En 1993, Joe Dante est quelque peu au creux de la vague. Les banlieusards n'a pas fonctionné et Gremlins 2 ne parvient pas à réitérer la magie du premier. Il se lance donc à corps perdu dans un film qui serait presque autobiographique ou en tout cas, qui est une déclaration d'amour à tout un pan de cinéma perdu, celui où les réalisateurs tentaient le tout pour le tout pour ramener le spectateur dans les salles - concurrence de la télévision oblige - et où les films de monstres sentaient bon les costumes en latex et les effets spéciaux à l'ancienne.

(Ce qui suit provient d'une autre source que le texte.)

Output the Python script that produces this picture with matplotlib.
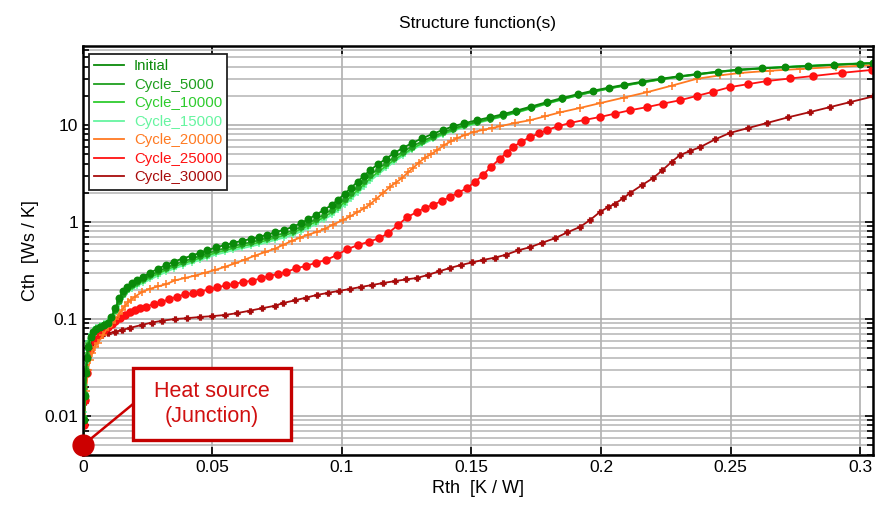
import matplotlib
matplotlib.use("Agg")
import matplotlib.pyplot as plt
from matplotlib.patches import Rectangle
from matplotlib.ticker import LogLocator, NullFormatter, FixedLocator

plt.rcParams['font.family'] = ['Liberation Sans', 'DejaVu Sans']

# shared Rth axis for the green curves [K/W]
rthGreen = [0, 0.0004, 0.0008, 0.0012, 0.0016, 0.002, 0.003, 0.004, 0.005, 0.0065,
	0.008, 0.0097, 0.011, 0.0125, 0.014, 0.0155, 0.017, 0.019, 0.021, 0.023,
	0.026, 0.029, 0.032, 0.035, 0.0385, 0.042, 0.045, 0.048, 0.0515, 0.055,
	0.058, 0.0615, 0.065, 0.068, 0.071, 0.074, 0.0775, 0.081, 0.084, 0.087,
	0.09, 0.093, 0.096, 0.0985, 0.101, 0.1035, 0.106, 0.1085, 0.111, 0.114,
	0.117, 0.12, 0.1235, 0.127, 0.131, 0.135, 0.139, 0.143, 0.147, 0.152,
	0.157, 0.162, 0.167, 0.173, 0.179, 0.185, 0.191, 0.197, 0.203, 0.209,
	0.216, 0.223, 0.23, 0.237, 0.245, 0.253, 0.262, 0.271, 0.28, 0.29,
	0.3, 0.305]
cthInitial = [0.005, 0.009, 0.016, 0.028, 0.04, 0.052, 0.065, 0.073, 0.078, 0.082,
	0.086, 0.091, 0.105, 0.13, 0.163, 0.193, 0.215, 0.235, 0.255, 0.272,
	0.3, 0.33, 0.36, 0.39, 0.42, 0.45, 0.48, 0.51, 0.55, 0.58,
	0.61, 0.64, 0.67, 0.7, 0.74, 0.78, 0.83, 0.89, 0.97, 1.07,
	1.19, 1.33, 1.5, 1.7, 1.95, 2.25, 2.6, 3.0, 3.45, 3.95,
	4.5, 5.1, 5.8, 6.5, 7.3, 8.1, 8.9, 9.7, 10.4, 11.2,
	12.0, 12.9, 14.0, 15.5, 17.2, 19.0, 20.8, 22.6, 24.3, 26.0,
	28.0, 30.0, 31.8, 33.5, 35.5, 37.2, 38.5, 39.6, 40.6, 41.8,
	43, 43.5]
cth5000 = [0.005, 0.0095, 0.017, 0.03, 0.042, 0.054, 0.066, 0.074, 0.079, 0.083,
	0.087, 0.092, 0.103, 0.125, 0.155, 0.183, 0.204, 0.222, 0.24, 0.256,
	0.281, 0.309, 0.336, 0.363, 0.39, 0.418, 0.445, 0.473, 0.51, 0.537,
	0.565, 0.592, 0.62, 0.648, 0.684, 0.72, 0.765, 0.815, 0.885, 0.97,
	1.07, 1.19, 1.34, 1.51, 1.73, 1.99, 2.3, 2.66, 3.07, 3.53,
	4.05, 4.62, 5.3, 6.0, 6.8, 7.6, 8.4, 9.2, 9.95, 10.8,
	11.6, 12.5, 13.6, 15.1, 16.8, 18.6, 20.4, 22.2, 23.9, 25.6,
	27.6, 29.6, 31.4, 33.2, 35.2, 36.9, 38.3, 39.5, 40.5, 41.7,
	42.9, 43.3]
cth10000 = [0.005, 0.01, 0.019, 0.032, 0.045, 0.056, 0.068, 0.075, 0.08, 0.084,
	0.088, 0.093, 0.101, 0.12, 0.148, 0.175, 0.196, 0.213, 0.23, 0.245,
	0.268, 0.294, 0.32, 0.346, 0.372, 0.398, 0.424, 0.45, 0.485, 0.51,
	0.537, 0.563, 0.59, 0.616, 0.65, 0.684, 0.727, 0.775, 0.84, 0.92,
	1.01, 1.12, 1.26, 1.41, 1.6, 1.84, 2.12, 2.45, 2.84, 3.28,
	3.78, 4.35, 5.0, 5.7, 6.5, 7.3, 8.1, 8.9, 9.7, 10.6,
	11.4, 12.3, 13.4, 14.9, 16.6, 18.4, 20.2, 22.0, 23.7, 25.4,
	27.4, 29.4, 31.3, 33.1, 35.1, 36.9, 38.3, 39.5, 40.6, 41.8,
	43, 43.4]
cth15000 = [0.005, 0.011, 0.021, 0.035, 0.048, 0.059, 0.07, 0.077, 0.082, 0.086,
	0.09, 0.095, 0.1, 0.116, 0.142, 0.168, 0.188, 0.204, 0.22, 0.234,
	0.256, 0.28, 0.305, 0.33, 0.355, 0.38, 0.405, 0.43, 0.463, 0.487,
	0.512, 0.537, 0.562, 0.587, 0.618, 0.65, 0.69, 0.735, 0.795, 0.87,
	0.955, 1.06, 1.18, 1.32, 1.5, 1.72, 1.98, 2.3, 2.67, 3.1,
	3.6, 4.15, 4.8, 5.5, 6.3, 7.1, 7.9, 8.7, 9.5, 10.4,
	11.3, 12.2, 13.3, 14.8, 16.5, 18.3, 20.2, 22.0, 23.8, 25.5,
	27.6, 29.7, 31.6, 33.5, 35.5, 37.3, 38.7, 39.9, 41, 42.2,
	43.4, 43.8]

rth20000 = [0, 0.00039, 0.00116, 0.00193, 0.0027, 0.00347, 0.00463, 0.00579, 0.00772, 0.00965,
	0.0112, 0.0124, 0.0139, 0.0151, 0.0162, 0.0174, 0.0185, 0.0201, 0.0228, 0.0259,
	0.029, 0.032, 0.0355, 0.0394, 0.0432, 0.0471, 0.051, 0.0548, 0.0587, 0.0625,
	0.0664, 0.0703, 0.0741, 0.0772, 0.0807, 0.0838, 0.0869, 0.0903, 0.0934, 0.0965,
	0.1004, 0.1031, 0.1058, 0.1085, 0.1108, 0.1131, 0.1158, 0.1185, 0.1208, 0.1232,
	0.1255, 0.1274, 0.1297, 0.132, 0.1344, 0.1367, 0.1394, 0.1421, 0.1444, 0.1475,
	0.151, 0.1544, 0.1579, 0.161, 0.1668, 0.1726, 0.1784, 0.1842, 0.1919, 0.1996,
	0.2089, 0.2178, 0.2274, 0.2371, 0.2459, 0.2537, 0.2653, 0.2768, 0.2907, 0.305]
cth20000 = [0.005, 0.009, 0.018, 0.03, 0.038, 0.045, 0.052, 0.057, 0.068, 0.083,
	0.092, 0.1, 0.112, 0.124, 0.137, 0.148, 0.158, 0.17, 0.19, 0.205,
	0.217, 0.228, 0.25, 0.265, 0.28, 0.3, 0.32, 0.345, 0.375, 0.41,
	0.45, 0.49, 0.53, 0.58, 0.64, 0.69, 0.74, 0.79, 0.85, 0.94,
	1.05, 1.14, 1.26, 1.38, 1.52, 1.72, 1.99, 2.3, 2.55, 2.85,
	3.25, 3.6, 4.1, 4.6, 5.0, 5.5, 6.2, 6.8, 7.3, 7.9,
	8.5, 8.9, 9.3, 9.7, 10.5, 11.2, 12.3, 13.5, 15, 16.8,
	19.2, 21.8, 25.5, 30, 32.5, 34.4, 36.3, 37.8, 39.7, 41.5]

rth25000 = [0, 0.00039, 0.00077, 0.00154, 0.0027, 0.00463, 0.00656, 0.00811, 0.00965, 0.0112,
	0.0124, 0.0143, 0.0162, 0.0181, 0.0201, 0.022, 0.0243, 0.0274, 0.0301, 0.0332,
	0.0363, 0.0394, 0.0425, 0.0452, 0.0486, 0.0517, 0.0552, 0.0583, 0.0618, 0.0653,
	0.0687, 0.0718, 0.0753, 0.0784, 0.0822, 0.0861, 0.09, 0.0938, 0.0981, 0.1019,
	0.1062, 0.1104, 0.1143, 0.1178, 0.1216, 0.1251, 0.129, 0.132, 0.1351, 0.1386,
	0.1417, 0.1448, 0.1483, 0.1514, 0.1544, 0.1575, 0.161, 0.1637, 0.166, 0.1691,
	0.1726, 0.1761, 0.1792, 0.1834, 0.188, 0.1938, 0.1996, 0.2054, 0.2112, 0.2178,
	0.2239, 0.2305, 0.2371, 0.2432, 0.2498, 0.2568, 0.2641, 0.273, 0.2819, 0.293,
	0.3046]
cth25000 = [0.005, 0.008, 0.0145, 0.028, 0.048, 0.061, 0.07, 0.077, 0.083, 0.089,
	0.095, 0.102, 0.11, 0.117, 0.124, 0.13, 0.134, 0.143, 0.149, 0.16,
	0.17, 0.18, 0.184, 0.191, 0.202, 0.212, 0.222, 0.229, 0.241, 0.248,
	0.263, 0.278, 0.291, 0.305, 0.333, 0.352, 0.381, 0.406, 0.457, 0.523,
	0.579, 0.627, 0.679, 0.765, 0.93, 1.12, 1.27, 1.4, 1.5, 1.65,
	1.81, 2.0, 2.24, 2.6, 3.05, 3.7, 4.5, 5.2, 5.9, 6.7,
	7.5, 8.2, 8.9, 9.7, 10.5, 11.3, 12.1, 13.1, 14.2, 15.3,
	16.6, 18, 20, 22, 24.6, 26.4, 28.4, 30.2, 32, 34.5,
	37]

rth30000 = [0, 0.00039, 0.00077, 0.00154, 0.00193, 0.0027, 0.00347, 0.00463, 0.00579, 0.00734,
	0.00965, 0.0124, 0.0151, 0.0181, 0.0228, 0.0266, 0.0305, 0.0355, 0.0402, 0.0452,
	0.0498, 0.0548, 0.0595, 0.0645, 0.0691, 0.0741, 0.0772, 0.0819, 0.0861, 0.0903,
	0.0946, 0.0988, 0.1031, 0.1073, 0.1116, 0.1158, 0.1205, 0.1247, 0.129, 0.1332,
	0.1375, 0.1417, 0.1459, 0.1502, 0.1544, 0.1591, 0.1633, 0.168, 0.1726, 0.1772,
	0.1822, 0.1869, 0.1919, 0.1958, 0.1996, 0.2027, 0.2054, 0.2085, 0.2112, 0.2158,
	0.2201, 0.2236, 0.2274, 0.2305, 0.2344, 0.2382, 0.244, 0.2498, 0.2568, 0.2641,
	0.2722, 0.2807, 0.2884, 0.2961, 0.305]
cth30000 = [0.005, 0.008, 0.014, 0.03, 0.042, 0.05, 0.056, 0.061, 0.065, 0.068,
	0.071, 0.074, 0.077, 0.081, 0.087, 0.092, 0.096, 0.1, 0.102, 0.105,
	0.107, 0.11, 0.115, 0.122, 0.129, 0.137, 0.146, 0.156, 0.166, 0.177,
	0.186, 0.195, 0.204, 0.214, 0.224, 0.235, 0.246, 0.256, 0.265, 0.285,
	0.31, 0.336, 0.36, 0.383, 0.406, 0.43, 0.46, 0.51, 0.55, 0.61,
	0.68, 0.78, 0.89, 1.05, 1.27, 1.42, 1.55, 1.75, 1.99, 2.4,
	2.84, 3.4, 4.2, 4.9, 5.4, 5.9, 7.1, 8.3, 9.3, 10.5,
	12, 13.6, 15.3, 17.2, 19.7]

xTicks = [0, 0.05, 0.1, 0.15, 0.2, 0.25, 0.3]
xTickLabels = ['0', '0.05', '0.1', '0.15', '0.2', '0.25', '0.3']
yTicks = [0.01, 0.1, 1, 10]
yTickLabels = ['0.01', '0.1', '1', '10']

series = [
	("Initial", rthGreen, cthInitial, "#0a8a0a", "o", 4.6),
	("Cycle_5000", rthGreen, cth5000, "#1f9f1f", "o", 3.6),
	("Cycle_10000", rthGreen, cth10000, "#2ecc2e", "+", 4),
	("Cycle_15000", rthGreen, cth15000, "#66f5a0", "+", 4.5),
	("Cycle_20000", rth20000, cth20000, "#ff7a22", "+", 6),
	("Cycle_25000", rth25000, cth25000, "#ff1111", "o", 5),
	("Cycle_30000", rth30000, cth30000, "#a80c0c", "P", 3.5),
]

fig = plt.figure(figsize=(8.77, 5.13), dpi=100)
ax = fig.add_axes([0.0946, 0.113, 0.9008, 0.797])

for name, xs, ys, col, mk, ms in series[::-1]:
	ax.plot(xs, ys, color=col, lw=1.3, marker=mk, ms=ms, mew=1.1, label=name)

ax.set_yscale('log')
ax.set_xlim(0, 0.305)
ax.set_ylim(0.00396, 65)

ax.xaxis.set_major_locator(FixedLocator(xTicks))
ax.set_xticklabels(xTickLabels)
ax.yaxis.set_major_locator(FixedLocator(yTicks))
ax.set_yticklabels(yTickLabels)
ax.yaxis.set_minor_locator(LogLocator(base=10, subs=range(2, 10)))
ax.yaxis.set_minor_formatter(NullFormatter())

ax.grid(True, which='major', color='#a8a8a8', lw=1.1)
ax.grid(True, which='minor', axis='y', color='#b4b4b4', lw=1.1)
ax.set_axisbelow(True)
ax.tick_params(which='both', direction='in', top=True, right=True, labelsize=12.5, width=1.2)
ax.tick_params(which='major', length=6)
ax.tick_params(which='minor', length=4)
for s in ax.spines.values():
	s.set_linewidth(1.8)

ax.set_title('Structure function(s)', fontsize=12.5, pad=13)
ax.set_xlabel('Rth  [K / W]', fontsize=13)
ax.set_ylabel('Cth  [Ws / K]', fontsize=13)

handles, labels = ax.get_legend_handles_labels()
handles = handles[::-1]
labels = labels[::-1]
leg = ax.legend(handles, labels, loc='upper left', bbox_to_anchor=(0.0076, 0.9804), fontsize=10.8,
	frameon=True, fancybox=False, framealpha=1, edgecolor='#222222', borderpad=0.35,
	labelspacing=0.3, handlelength=2.0, handletextpad=0.65, borderaxespad=0)
leg.get_frame().set_linewidth(1.3)
for h in leg.get_lines():
	h.set_marker('')
for t, (name, xs, ys, col, mk, ms) in zip(leg.get_texts(), series):
	t.set_color(col)

# heat source marker and callout box
ax.plot([0], [0.005], 'o', color='#cc0000', ms=15, clip_on=False, zorder=10)
box = Rectangle((0.0633, 0.0367), 0.2, 0.176, transform=ax.transAxes, fc='white',
	ec='#c40000', lw=2.4, zorder=11)
ax.add_patch(box)
ax.text(0.1633, 0.1247, 'Heat source\n(Junction)', transform=ax.transAxes, ha='center', va='center',
	fontsize=15.5, color='#d01010', linespacing=1.25, zorder=12)
ax.annotate('', xy=(0, 0.005), xycoords='data', xytext=(0.0633, 0.1247), textcoords='axes fraction',
	arrowprops=dict(arrowstyle='-', color='#cc0000', lw=1.8, shrinkA=0, shrinkB=0), zorder=9)

plt.savefig('out.png', dpi=100)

En situant son histoire durant la crise de Cuba, Joe Dante désigne clairement une période où l'Amérique a commencé à perdre son innocence. Kennedy était toujours vivant, la guerre au Vietnam n'avait pas encore pris de l'ampleur et les scandales politiques majeurs n'avaient pas encore éclaté. C'est donc une société quasi idéale qui est montrée, avec des salles de cinémas à deux étages (balcon et orchestre), des jeunes filles en robes blanches, des garçons bien coiffés, même si l'un d'entre eux porte un blouson noir et le mauvais rôle... Bref, toute l'imagerie du début des sixties.
Et à partir d'une trame minimaliste (on va projeter un film d'horreur dans un cinéma de Floride) , Joe Dante entremêle énormément de chose : la crise de Cuba bien sûr, les peurs d'une famille vis à vis du père militaire en poste au large de l'île, la paranoïa atomique du gérant du cinéma qui va jusqu'à se construire un abri anti atomique dans le sous sol de son établissement, mais aussi les "inventions" délirantes pour marquer le spectateur lors du film, la vie sur une petite base militaire, sans oublier le film Mant, en noir et blanc dont nous pouvons voir de larges extraits en même temps que les spectateurs du film.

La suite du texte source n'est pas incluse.